Despite those instances, Ross claims that Reagan transformed our country’s relationship with Israel into a partnership. “Reagan is the first president, starting in January of 1984, to create an institutional architecture that, for the first time, creates systematic cooperation with the Israelis, military to military, defense minister to the Pentagon, intelligence community to intelligence community even economics.”
Ross posited three assumptions that have been put forward in every administration from Truman to Obama by the constituency that sees Israel as a problem.
“One is that if we distance ourselves from Israel, we will gain with Arabs,” he explained. “The second is, it’s a corollary, that if we cooperate with Israel, we will lose with the Arabs. And the third is if we want to transform our position in the region and the region itself we have to solve the Palestinian problem.”
Ross challenged each premise and provided examples.
He sees the U.S./Israeli alliance as inevitable because “Israel actually is the only democracy in the region.
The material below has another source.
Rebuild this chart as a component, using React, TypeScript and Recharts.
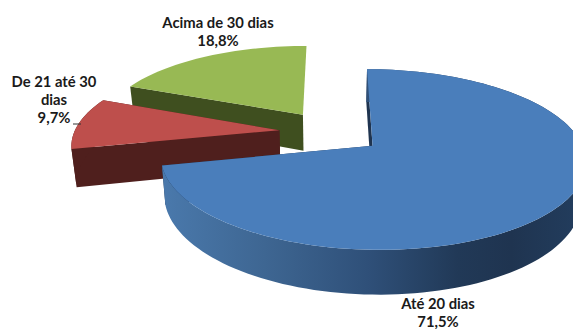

We share values with Israel. We share interests with Israel. The same forces that threaten Israel threaten us and vice versa.”
Going forward, Ross sees continued violence and instability in the Arab world and believes the difference between those states and Israel will become increasingly stark “for a simple reason. There is one country in the Middle East that is governed by rule of law; one country in the Middle East where there’s a separation of powers; one country in the Middle East that has an independent judiciary; one country in the Middle East where there’s freedom of speech and, sadly, freedom of press; one country in the Middle East where women’s rights are respected; only one country in the Middle East where gay rights are respected; one country in the Middle East where there are regularly and unregularly scheduled elections where the loser accepts the outcome; and that one country is Israel.”